▸ EXERCISE TASK
Report, as a bare number, how many lines contain the string "code".

▸ DATASET CONTENT
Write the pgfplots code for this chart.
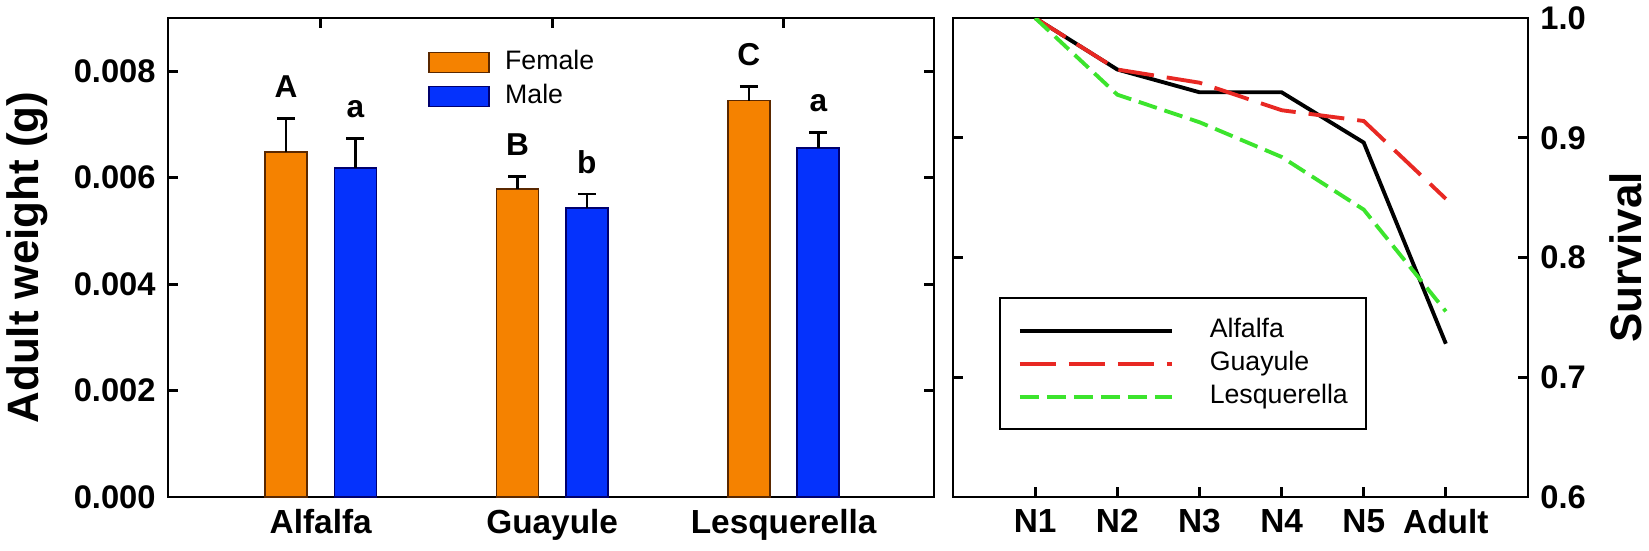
\documentclass[border=0pt]{standalone}
\usepackage{fontspec}
\setmainfont{Liberation Sans}
\usepackage{pgfplots}
\pgfplotsset{compat=1.18}

\definecolor{fem}{RGB}{245,130,0}
\definecolor{femline}{RGB}{90,40,0}
\definecolor{mal}{RGB}{5,50,252}
\definecolor{malline}{RGB}{0,0,110}
\definecolor{gred}{RGB}{232,40,35}
\definecolor{lgreen}{RGB}{60,228,45}

\newcommand{\tickfont}{\bfseries\fontsize{9.3}{11}\selectfont}
\newcommand{\catfont}{\bfseries\fontsize{9.5}{11}\selectfont}
\newcommand{\legfont}{\fontsize{7.6}{9}\selectfont}
\newcommand{\labfont}{\bfseries\fontsize{12.5}{14}\selectfont}

\begin{document}
\begin{tikzpicture}
\useasboundingbox (0,0) rectangle (164.9mm,55mm);

% left panel: adult weight, bars sit at category +- 0.15
\begin{axis}[at={(16.8mm,5.3mm)}, anchor=south west, scale only axis,
    width=76.6mm, height=47.9mm,
    xmin=0.34, xmax=3.65, ymin=0, ymax=0.009,
    axis line style={line width=0.8pt}, tick style={line width=0.8pt,black},
    tick align=inside, major tick length=1mm,
    xtick={1,2,3}, xticklabels={Alfalfa,Guayule,Lesquerella},
    xtick pos=upper, xticklabel pos=lower,
    ytick={0,0.002,0.004,0.006,0.008}, ytick pos=both, yticklabel pos=left,
    scaled y ticks=false,
    yticklabel style={/pgf/number format/.cd,fixed,fixed zerofill,precision=3,assume math mode=true},
    tick label style={font=\tickfont},
    xticklabel style={font=\catfont},
    ylabel={Adult weight (g)}, ylabel shift=0.2mm,
    ylabel style={font=\labfont},
    legend style={at={(0.339,0.944)}, anchor=north west, draw=none, fill=none,
      font=\legfont, inner sep=0pt, row sep=0pt, column sep=1.5mm,
      nodes={inner sep=0pt, minimum height=3.4mm}},
    legend cell align=left,
    error bars/error bar style={line width=0.7pt,black},
    error bars/error mark options={rotate=90,mark size=0.9mm,line width=0.7pt,black}]
  \addplot[ybar, bar width=4.2mm, bar shift=0pt, fill=fem, draw=femline, line width=0.5pt, area legend,
      error bars/.cd, y dir=plus, y explicit]
    coordinates {(0.85,0.00648) +- (0,0.00063) (1.85,0.00579) +- (0,0.00023) (2.85,0.00745) +- (0,0.00026)};
  \addlegendentry{Female}
  \addplot[ybar, bar width=4.2mm, bar shift=0pt, fill=mal, draw=malline, line width=0.5pt, area legend,
      error bars/.cd, y dir=plus, y explicit]
    coordinates {(1.15,0.00618) +- (0,0.00056) (2.15,0.00543) +- (0,0.00026) (3.15,0.00656) +- (0,0.00029)};
  \addlegendentry{Male}
  \begin{scope}[every node/.style={font=\bfseries\fontsize{9}{10}\selectfont, anchor=base, yshift=2.1mm}]
    \node at (axis cs:0.85,0.00711) {A};
    \node at (axis cs:1.15,0.00674) {a};
    \node at (axis cs:1.85,0.00602) {B};
    \node at (axis cs:2.15,0.00569) {b};
    \node at (axis cs:2.85,0.00771) {C};
    \node at (axis cs:3.15,0.00685) {a};
  \end{scope}
\end{axis}

% right panel: survival
\begin{axis}[at={(95.3mm,5.3mm)}, anchor=south west, scale only axis,
    width=57.5mm, height=47.9mm,
    xmin=0, xmax=7, ymin=0.6, ymax=1.0,
    axis line style={line width=0.8pt}, tick style={line width=0.8pt,black},
    tick align=inside, major tick length=1mm,
    xtick={1,2,3,4,5,6}, xticklabels={N1,N2,N3,N4,N5,Adult}, xtick pos=lower,
    ytick={0.6,0.7,0.8,0.9,1.0}, ytick pos=both, yticklabel pos=right,
    yticklabel style={/pgf/number format/.cd,fixed,fixed zerofill,precision=1,assume math mode=true},
    tick label style={font=\tickfont},
    xticklabel style={font=\catfont},
    ylabel={Survival}, ylabel near ticks,
    ylabel style={font=\labfont},
    legend style={at={(0.08,0.14)}, anchor=south west, draw=black, line width=0.5pt,
      font=\legfont, inner xsep=1.8mm, inner ysep=1.6mm, row sep=0pt, column sep=3.6mm,
      nodes={inner sep=0pt, minimum height=3.3mm}},
    legend cell align=left,
    legend image code/.code={\draw[#1] (0mm,0mm) -- (15.2mm,0mm);}]
  \addplot[black, line width=1.1pt]
    coordinates {(1,1.0) (2,0.957) (3,0.938) (4,0.938) (5,0.896) (6,0.728)};
  \addlegendentry{Alfalfa}
  \addplot[gred, line width=1.1pt, dash pattern=on 3.6mm off 1.3mm]
    coordinates {(1,1.0) (2,0.957) (3,0.946) (4,0.923) (5,0.914) (6,0.849)};
  \addlegendentry{Guayule}
  \addplot[lgreen, line width=1.1pt, dash pattern=on 1.9mm off 0.8mm]
    coordinates {(1,1.0) (2,0.936) (3,0.913) (4,0.884) (5,0.840) (6,0.755)};
  \addlegendentry{Lesquerella}
\end{axis}
\end{tikzpicture}
\end{document}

▸ REPLY TO THE EXERCISE
2